In the end, Lloyd George accepted what Young had maintained from the start: “That if we do this [ie continue to support the counter-revolutionaries and restorationists] we shall provoke an outbreak of Bolshevism in the United Kingdom, thus realising the aim of the extreme Russian Bolsheviks of spreading their ideas throughout western Europe”.

The enthusiastic, class support of the workers in Britain and the other imperialist countries for the young Soviet state played a vital part in ensuring the survival of the Bolshevik regime. In Britain, the refusal of the dockers to load the Jolly George with arms destined for the White armies was just the best-known incident in a mass movement of opposition to British imperialism’s intervention against the Russian revolution.

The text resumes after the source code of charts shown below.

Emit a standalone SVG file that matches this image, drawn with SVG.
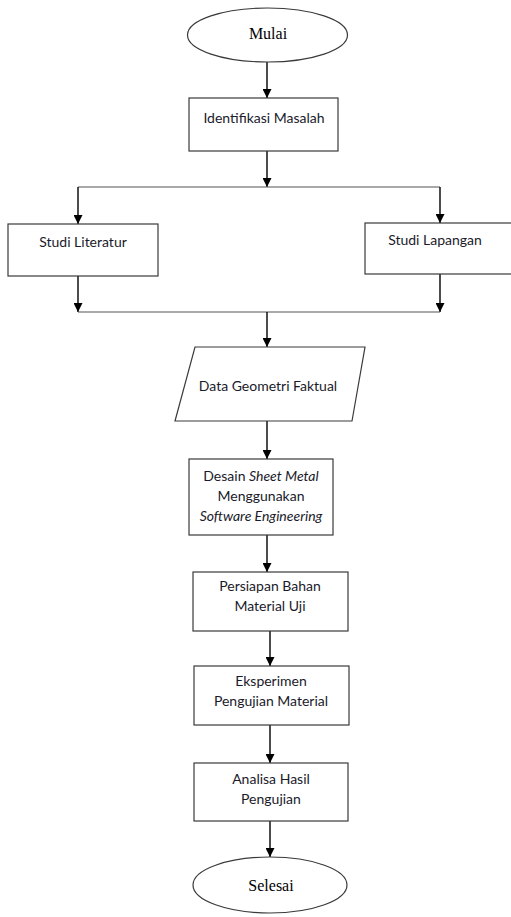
<svg xmlns="http://www.w3.org/2000/svg" width="511" height="917" viewBox="0 0 511 917">
<defs>
<marker id="arr" viewBox="0 0 10 10" refX="10" refY="5" markerWidth="9" markerHeight="9" markerUnits="userSpaceOnUse" orient="auto">
<path d="M0,0 L10,5 L0,10 z" fill="#000"/>
</marker>
<style>
.shape{fill:#fff;stroke:#3a3a3a;stroke-width:1.2}
.t{font-family:Lato,"Open Sans",sans-serif;font-size:14px;fill:#1a1a2a;text-anchor:middle}
.s{font-family:"Liberation Serif",serif;font-size:16px;fill:#000;text-anchor:middle}
.c{stroke:#000;stroke-width:1.4;fill:none}
.h{stroke:#555;stroke-width:1.2;fill:none}
.a{marker-end:url(#arr)}
</style>
</defs>
<rect width="511" height="917" fill="#fff"/>
<g id="connectors">
<line class="c a" x1="267" y1="62" x2="267" y2="98"/>
<line class="c a" x1="267" y1="151" x2="267" y2="187"/>
<line class="h" x1="78" y1="187" x2="440" y2="187"/>
<line class="c a" x1="78" y1="187" x2="78" y2="224"/>
<line class="c a" x1="440" y1="187" x2="440" y2="223"/>
<line class="c a" x1="78" y1="276" x2="78" y2="312"/>
<line class="c a" x1="440" y1="274" x2="440" y2="312"/>
<line class="h" x1="78" y1="312" x2="440" y2="312"/>
<line class="c a" x1="267" y1="312" x2="267" y2="347"/>
<line class="c a" x1="267" y1="421" x2="267" y2="459"/>
<line class="c a" x1="267" y1="535" x2="267" y2="572"/>
<line class="c a" x1="270" y1="631" x2="270" y2="666"/>
<line class="c a" x1="270" y1="725" x2="270" y2="763"/>
<line class="c a" x1="270" y1="821" x2="270" y2="857"/>
</g>
<g id="mulai">
<ellipse class="shape" cx="267.5" cy="35" rx="80" ry="27"/>
<text class="s" x="268" y="39">Mulai</text>
</g>
<g id="identifikasi">
<rect class="shape" x="189" y="98" width="149" height="53"/>
<text class="t" x="264" y="123">Identifikasi Masalah</text>
</g>
<g id="literatur">
<rect class="shape" x="8" y="224" width="150" height="52"/>
<text class="t" x="83" y="247">Studi Literatur</text>
</g>
<g id="lapangan">
<rect class="shape" x="365" y="223" width="150" height="51"/>
<text class="t" x="435" y="245">Studi Lapangan</text>
</g>
<g id="data">
<polygon class="shape" points="195,347 365,347 352,421 175,421"/>
<text class="t" x="268" y="391">Data Geometri Faktual</text>
</g>
<g id="desain">
<rect class="shape" x="189" y="459" width="144" height="76"/>
<text class="t" x="261" y="481">Desain <tspan font-style="italic">Sheet Metal</tspan></text>
<text class="t" x="261" y="501">Menggunakan</text>
<text class="t" x="261" y="521" font-style="italic">Software Engineering</text>
</g>
<g id="persiapan">
<rect class="shape" x="193" y="572" width="155" height="59"/>
<text class="t" x="270" y="591">Persiapan Bahan</text>
<text class="t" x="270" y="611">Material Uji</text>
</g>
<g id="eksperimen">
<rect class="shape" x="194" y="666" width="155" height="59"/>
<text class="t" x="271" y="686">Eksperimen</text>
<text class="t" x="271" y="706">Pengujian Material</text>
</g>
<g id="analisa">
<rect class="shape" x="194" y="763" width="154" height="58"/>
<text class="t" x="271" y="784">Analisa Hasil</text>
<text class="t" x="271" y="804">Pengujian</text>
</g>
<g id="selesai">
<ellipse class="shape" cx="270" cy="885" rx="77" ry="28"/>
<text class="s" x="271" y="891">Selesai</text>
</g>
</svg>
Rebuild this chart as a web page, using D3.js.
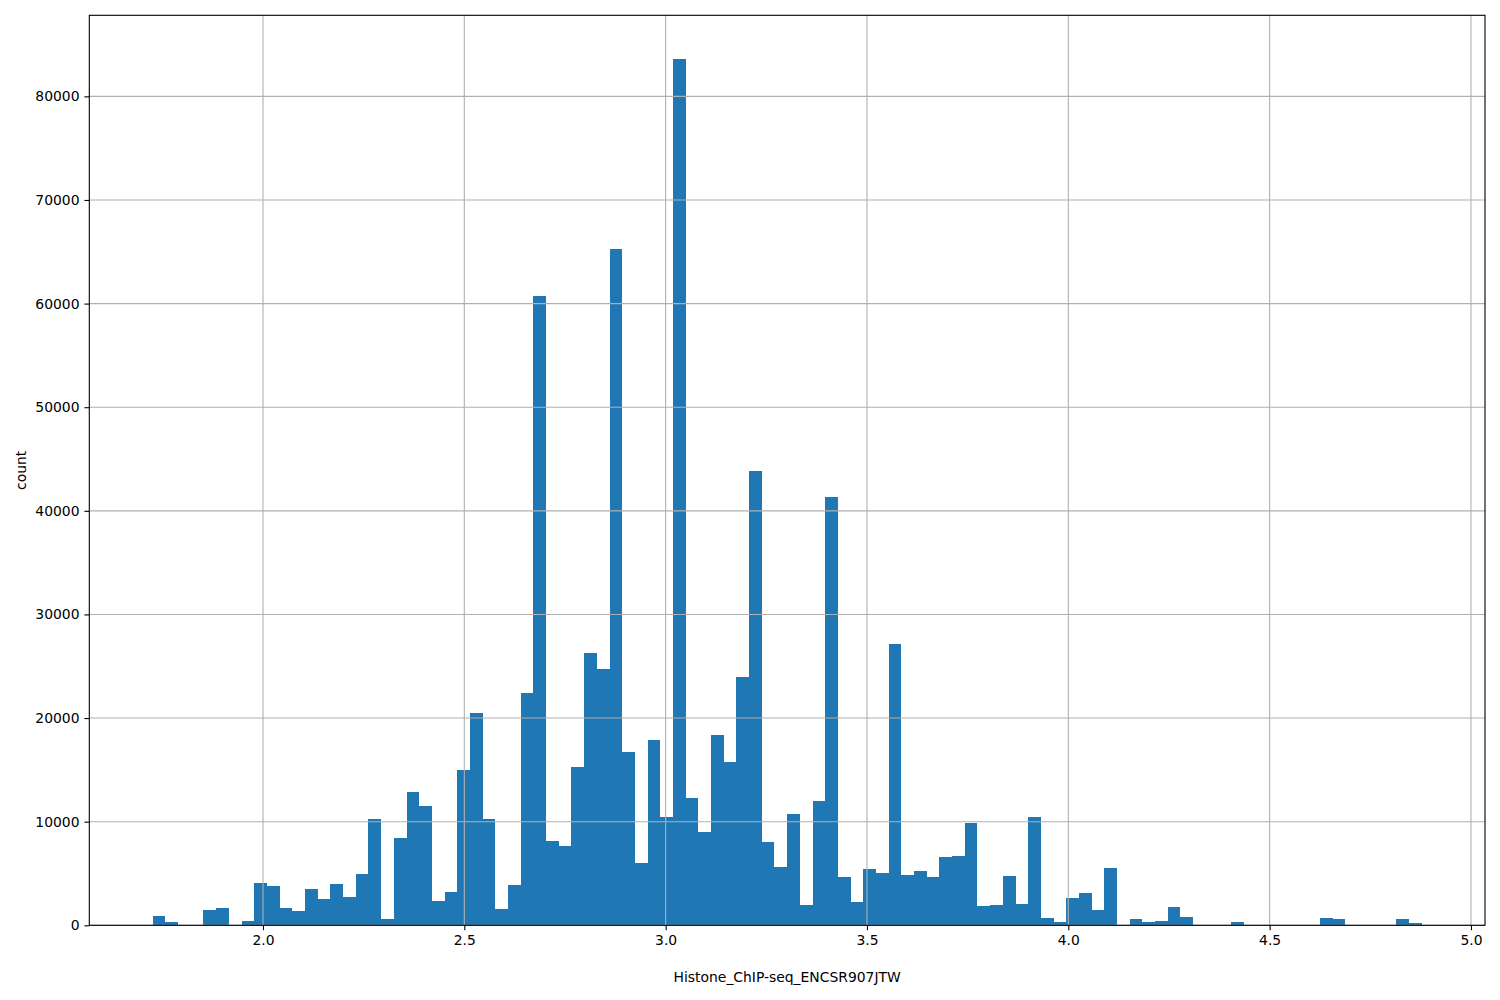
<!DOCTYPE html>
<html>
<head>
<meta charset="utf-8">
<script src="https://cdn.jsdelivr.net/npm/d3@7"></script>
<style>
  html, body { margin: 0; padding: 0; background: #fff; }
  svg { display: block; }
  text { font-family: "DejaVu Sans", sans-serif; }
</style>
</head>
<body>
<script>
// ---- data ----
const binMin = 1.7262;
const binMax = 4.8773;
const counts = [
  900, 330, 0, 0, 1480, 1670, 0, 410, 4080, 3790,
  1670, 1380, 3510, 2540, 3990, 2730, 4950, 10280, 620, 8430,
  12870, 11520, 2350, 3220, 15010, 20500, 10280, 1580, 3890, 22430,
  60740, 8140, 7650, 15280, 26280, 24740, 65280, 16730, 6020, 17890,
  10460, 83640, 12290, 9000, 18370, 15760, 23970, 43850, 8040, 5630,
  10750, 1960, 12000, 41340, 4660, 2250, 5430, 5050, 27150, 4860,
  5240, 4660, 6590, 6690, 9870, 1860, 1960, 4760, 2060, 10460,
  710, 330, 2640, 3120, 1480, 5530, 0, 610, 330, 420,
  1770, 810, 0, 0, 0, 330, 0, 0, 0, 0,
  0, 0, 710, 610, 0, 0, 0, 0, 610, 220
];
const xTicks = [2.0, 2.5, 3.0, 3.5, 4.0, 4.5, 5.0];
const yTicks = [0, 10000, 20000, 30000, 40000, 50000, 60000, 70000, 80000];
const xLabel = "Histone_ChIP-seq_ENCSR907JTW";
const yLabel = "count";

// ---- layout ----
const W = 1500, H = 1000;
const mLeft = 89.3, mRight = 1485, mTop = 15.3, mBottom = 925.3;

const nBins = counts.length;
const binW = (binMax - binMin) / nBins;
const bins = counts.map((c, i) => ({ x0: binMin + i * binW, x1: binMin + (i + 1) * binW, c }));

const span = binMax - binMin;
const x = d3.scaleLinear().domain([binMin - 0.05 * span, binMax + 0.05 * span]).range([mLeft, mRight]);
const yMax = d3.max(counts) * 1.05;
const y = d3.scaleLinear().domain([0, yMax]).range([mBottom, mTop]);

const svg = d3.select("body").append("svg").attr("width", W).attr("height", H);
svg.append("rect").attr("width", W).attr("height", H).attr("fill", "#fff");

// bars
svg.append("g").selectAll("rect").data(bins.filter(b => b.c > 0)).join("rect")
  .attr("x", d => x(d.x0))
  .attr("width", d => x(d.x1) - x(d.x0))
  .attr("y", d => y(d.c))
  .attr("height", d => y(0) - y(d.c))
  .attr("fill", "#1f77b4")
  .attr("shape-rendering", "crispEdges");

// grid (drawn above patches, as in matplotlib)
const grid = svg.append("g").attr("stroke", "#b0b0b0").attr("stroke-width", 1.1);
grid.selectAll("line.v").data(xTicks).join("line").attr("class", "v")
  .attr("x1", d => x(d)).attr("x2", d => x(d)).attr("y1", mTop).attr("y2", mBottom);
grid.selectAll("line.h").data(yTicks).join("line").attr("class", "h")
  .attr("x1", mLeft).attr("x2", mRight).attr("y1", d => y(d)).attr("y2", d => y(d));

// axes
const xAxis = d3.axisBottom(x).tickValues(xTicks).tickFormat(d3.format(".1f")).tickSize(4.9).tickPadding(4.9);
const yAxis = d3.axisLeft(y).tickValues(yTicks).tickFormat(d3.format("d")).tickSize(4.9).tickPadding(4.9);

const gx = svg.append("g").attr("transform", `translate(0,${mBottom})`).call(xAxis);
const gy = svg.append("g").attr("transform", `translate(${mLeft},0)`).call(yAxis);
[gx, gy].forEach(g => {
  g.select(".domain").remove();
  g.selectAll(".tick line").attr("stroke", "#000").attr("stroke-width", 1.1);
  g.selectAll(".tick text").attr("fill", "#000").style("font-size", "13.9px").style("font-family", "'DejaVu Sans', sans-serif");
});

// spines
svg.append("rect").attr("x", mLeft).attr("y", mTop).attr("width", mRight - mLeft).attr("height", mBottom - mTop)
  .attr("fill", "none").attr("stroke", "#000").attr("stroke-width", 1.1);

// labels
svg.append("text").attr("x", (mLeft + mRight) / 2).attr("y", 982)
  .attr("text-anchor", "middle").style("font-size", "13.9px").attr("fill", "#000").text(xLabel);
svg.append("text").attr("transform", `translate(26,${(mTop + mBottom) / 2}) rotate(-90)`)
  .attr("text-anchor", "middle").style("font-size", "13.9px").attr("fill", "#000").text(yLabel);
</script>
</body>
</html>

Although somewhat bitter and disillusioned, Young continued to uphold his own liberal ideas. In the 1930s he opposed the appeasement of the ruling class of Nazi Germany, and while the British Consul in Basle (1934-39) he quite deliberately issued many more than the authorised number of British visas to refugees, particularly Jews, fleeing from the Nazis.

Andrew Rothstein’s book is thoroughly researched and well written. Rothstein himself is the son of a Russian diplomat, and was in the leadership of the British Communist Party. This book has little to say about the revolution itself, or the subsequent development of the regime under Stalin’s bureaucracy. But it is a devastating exposure of one of the most cynical, reactionary and bloody episodes in the history of British imperialism.